SUPPLIED INFORMATION =>
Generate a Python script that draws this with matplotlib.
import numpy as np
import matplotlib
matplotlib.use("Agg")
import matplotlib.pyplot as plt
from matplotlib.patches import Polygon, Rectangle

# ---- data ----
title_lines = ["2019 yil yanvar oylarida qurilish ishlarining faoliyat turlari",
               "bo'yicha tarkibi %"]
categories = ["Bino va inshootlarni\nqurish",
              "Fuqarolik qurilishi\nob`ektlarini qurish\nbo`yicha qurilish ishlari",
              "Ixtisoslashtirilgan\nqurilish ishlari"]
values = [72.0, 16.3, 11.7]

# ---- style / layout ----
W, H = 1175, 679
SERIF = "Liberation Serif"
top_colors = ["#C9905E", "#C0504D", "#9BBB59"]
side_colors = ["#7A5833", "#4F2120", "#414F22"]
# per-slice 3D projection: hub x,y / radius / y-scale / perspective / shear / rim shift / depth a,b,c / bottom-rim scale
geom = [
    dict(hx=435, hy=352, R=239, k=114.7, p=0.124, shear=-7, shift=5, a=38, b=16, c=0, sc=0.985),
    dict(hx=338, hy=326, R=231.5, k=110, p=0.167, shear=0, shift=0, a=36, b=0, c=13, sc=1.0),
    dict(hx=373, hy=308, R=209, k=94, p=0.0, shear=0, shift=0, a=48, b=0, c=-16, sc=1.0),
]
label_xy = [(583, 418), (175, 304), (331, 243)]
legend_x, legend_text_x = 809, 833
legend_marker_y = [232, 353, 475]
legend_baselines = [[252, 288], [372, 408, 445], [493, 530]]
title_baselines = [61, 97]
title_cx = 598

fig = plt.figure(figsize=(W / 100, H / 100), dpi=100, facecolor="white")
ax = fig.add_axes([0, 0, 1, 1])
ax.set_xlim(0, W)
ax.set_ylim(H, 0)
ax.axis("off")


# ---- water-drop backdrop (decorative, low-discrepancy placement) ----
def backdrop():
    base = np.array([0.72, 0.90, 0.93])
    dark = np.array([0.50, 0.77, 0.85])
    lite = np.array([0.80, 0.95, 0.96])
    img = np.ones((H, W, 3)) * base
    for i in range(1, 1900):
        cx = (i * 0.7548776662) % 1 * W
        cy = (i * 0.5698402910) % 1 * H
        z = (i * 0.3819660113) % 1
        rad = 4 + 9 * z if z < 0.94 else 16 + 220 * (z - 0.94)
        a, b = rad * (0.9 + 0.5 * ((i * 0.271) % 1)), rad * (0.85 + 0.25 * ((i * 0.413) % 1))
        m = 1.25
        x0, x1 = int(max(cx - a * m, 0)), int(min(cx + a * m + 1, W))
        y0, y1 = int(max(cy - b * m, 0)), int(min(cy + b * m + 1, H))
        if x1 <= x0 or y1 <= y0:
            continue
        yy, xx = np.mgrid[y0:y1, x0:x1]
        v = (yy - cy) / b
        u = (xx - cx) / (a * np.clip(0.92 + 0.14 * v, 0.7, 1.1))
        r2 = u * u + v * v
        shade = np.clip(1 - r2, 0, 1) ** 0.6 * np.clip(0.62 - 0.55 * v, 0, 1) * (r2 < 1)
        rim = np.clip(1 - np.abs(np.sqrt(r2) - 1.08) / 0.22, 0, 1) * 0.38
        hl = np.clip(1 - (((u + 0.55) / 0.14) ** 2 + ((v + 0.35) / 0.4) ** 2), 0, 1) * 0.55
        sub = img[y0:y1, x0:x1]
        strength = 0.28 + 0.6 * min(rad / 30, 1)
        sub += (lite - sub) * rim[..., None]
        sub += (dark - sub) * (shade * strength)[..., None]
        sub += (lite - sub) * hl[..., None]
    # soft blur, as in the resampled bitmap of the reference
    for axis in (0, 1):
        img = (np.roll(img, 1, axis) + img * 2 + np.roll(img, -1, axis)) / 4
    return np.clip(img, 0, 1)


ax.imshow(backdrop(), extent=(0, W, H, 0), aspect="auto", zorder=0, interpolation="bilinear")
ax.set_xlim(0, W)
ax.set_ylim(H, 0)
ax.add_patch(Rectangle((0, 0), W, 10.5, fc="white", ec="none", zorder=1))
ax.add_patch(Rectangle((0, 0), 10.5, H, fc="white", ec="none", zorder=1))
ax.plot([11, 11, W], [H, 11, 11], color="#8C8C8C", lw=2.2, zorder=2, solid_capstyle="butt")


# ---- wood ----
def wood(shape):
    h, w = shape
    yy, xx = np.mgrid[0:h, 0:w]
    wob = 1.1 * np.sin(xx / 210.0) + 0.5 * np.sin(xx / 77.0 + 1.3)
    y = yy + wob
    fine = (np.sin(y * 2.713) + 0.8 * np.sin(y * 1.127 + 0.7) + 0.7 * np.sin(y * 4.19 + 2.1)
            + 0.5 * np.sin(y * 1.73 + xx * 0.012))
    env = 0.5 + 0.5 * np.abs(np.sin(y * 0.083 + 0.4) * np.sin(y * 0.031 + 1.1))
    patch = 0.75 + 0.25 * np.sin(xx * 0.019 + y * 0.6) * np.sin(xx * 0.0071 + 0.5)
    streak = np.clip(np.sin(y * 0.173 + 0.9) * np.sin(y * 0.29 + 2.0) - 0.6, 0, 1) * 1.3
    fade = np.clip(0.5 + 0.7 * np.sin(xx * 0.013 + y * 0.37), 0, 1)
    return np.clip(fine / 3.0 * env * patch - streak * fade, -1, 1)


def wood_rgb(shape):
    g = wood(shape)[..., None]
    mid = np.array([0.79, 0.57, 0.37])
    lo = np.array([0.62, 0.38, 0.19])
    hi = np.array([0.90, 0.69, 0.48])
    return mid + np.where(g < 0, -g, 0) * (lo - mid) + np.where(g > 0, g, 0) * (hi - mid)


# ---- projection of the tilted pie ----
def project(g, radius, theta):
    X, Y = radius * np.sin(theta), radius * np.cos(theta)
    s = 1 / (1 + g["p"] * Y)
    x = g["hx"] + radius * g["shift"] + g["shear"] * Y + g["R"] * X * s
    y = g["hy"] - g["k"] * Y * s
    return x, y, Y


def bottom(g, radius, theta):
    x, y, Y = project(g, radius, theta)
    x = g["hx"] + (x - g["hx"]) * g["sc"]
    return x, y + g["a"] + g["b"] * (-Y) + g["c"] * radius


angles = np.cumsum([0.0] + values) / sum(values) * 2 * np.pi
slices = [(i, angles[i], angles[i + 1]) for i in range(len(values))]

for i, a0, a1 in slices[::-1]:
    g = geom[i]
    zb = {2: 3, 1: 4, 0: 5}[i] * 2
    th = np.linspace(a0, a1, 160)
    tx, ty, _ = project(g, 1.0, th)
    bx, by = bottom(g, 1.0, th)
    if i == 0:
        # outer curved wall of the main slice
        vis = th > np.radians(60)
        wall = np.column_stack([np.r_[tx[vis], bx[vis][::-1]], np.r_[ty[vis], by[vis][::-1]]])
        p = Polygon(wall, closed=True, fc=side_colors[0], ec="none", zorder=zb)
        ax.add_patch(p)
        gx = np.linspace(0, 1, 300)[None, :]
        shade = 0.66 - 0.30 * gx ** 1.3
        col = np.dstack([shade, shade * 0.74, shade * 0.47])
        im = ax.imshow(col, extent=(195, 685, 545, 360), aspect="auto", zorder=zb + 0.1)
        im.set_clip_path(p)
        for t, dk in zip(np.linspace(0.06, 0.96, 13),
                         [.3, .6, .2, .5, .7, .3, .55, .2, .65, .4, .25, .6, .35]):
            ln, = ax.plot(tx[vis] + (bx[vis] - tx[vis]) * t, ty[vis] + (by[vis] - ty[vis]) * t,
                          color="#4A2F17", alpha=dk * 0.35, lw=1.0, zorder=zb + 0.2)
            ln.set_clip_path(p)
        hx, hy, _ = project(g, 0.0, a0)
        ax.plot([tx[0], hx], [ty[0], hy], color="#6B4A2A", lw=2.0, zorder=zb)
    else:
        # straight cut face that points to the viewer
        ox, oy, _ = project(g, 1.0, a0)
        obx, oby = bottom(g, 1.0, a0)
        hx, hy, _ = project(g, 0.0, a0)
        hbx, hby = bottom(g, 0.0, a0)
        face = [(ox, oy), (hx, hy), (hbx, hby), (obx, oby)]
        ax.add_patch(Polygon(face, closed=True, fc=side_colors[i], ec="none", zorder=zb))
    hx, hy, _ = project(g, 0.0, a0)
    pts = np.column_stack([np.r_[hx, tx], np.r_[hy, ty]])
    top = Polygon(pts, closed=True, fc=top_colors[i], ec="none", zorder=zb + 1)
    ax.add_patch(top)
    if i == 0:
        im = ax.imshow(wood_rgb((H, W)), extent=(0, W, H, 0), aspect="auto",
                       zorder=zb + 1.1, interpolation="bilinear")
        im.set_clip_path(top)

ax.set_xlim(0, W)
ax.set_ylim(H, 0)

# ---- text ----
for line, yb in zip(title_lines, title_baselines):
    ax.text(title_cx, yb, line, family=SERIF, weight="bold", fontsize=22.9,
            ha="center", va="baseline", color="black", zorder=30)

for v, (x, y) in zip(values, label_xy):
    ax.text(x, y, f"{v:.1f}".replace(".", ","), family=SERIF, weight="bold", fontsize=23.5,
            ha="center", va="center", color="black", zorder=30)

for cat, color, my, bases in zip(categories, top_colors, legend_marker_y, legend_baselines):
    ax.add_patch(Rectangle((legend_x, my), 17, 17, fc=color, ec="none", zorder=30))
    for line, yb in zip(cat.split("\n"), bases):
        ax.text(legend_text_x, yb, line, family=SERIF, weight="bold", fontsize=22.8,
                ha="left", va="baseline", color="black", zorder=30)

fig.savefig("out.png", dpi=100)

GIVEN INSTRUCTION => Copy out the listing above, line by line and exactly, from its first line to the line holding "values = [72.0, 16.3, 11.7]", inclusive.

PROBLEM SOLUTION =>
Generate a Python script that draws this with matplotlib.
import numpy as np
import matplotlib
matplotlib.use("Agg")
import matplotlib.pyplot as plt
from matplotlib.patches import Polygon, Rectangle

# ---- data ----
title_lines = ["2019 yil yanvar oylarida qurilish ishlarining faoliyat turlari",
               "bo'yicha tarkibi %"]
categories = ["Bino va inshootlarni\nqurish",
              "Fuqarolik qurilishi\nob`ektlarini qurish\nbo`yicha qurilish ishlari",
              "Ixtisoslashtirilgan\nqurilish ishlari"]
values = [72.0, 16.3, 11.7]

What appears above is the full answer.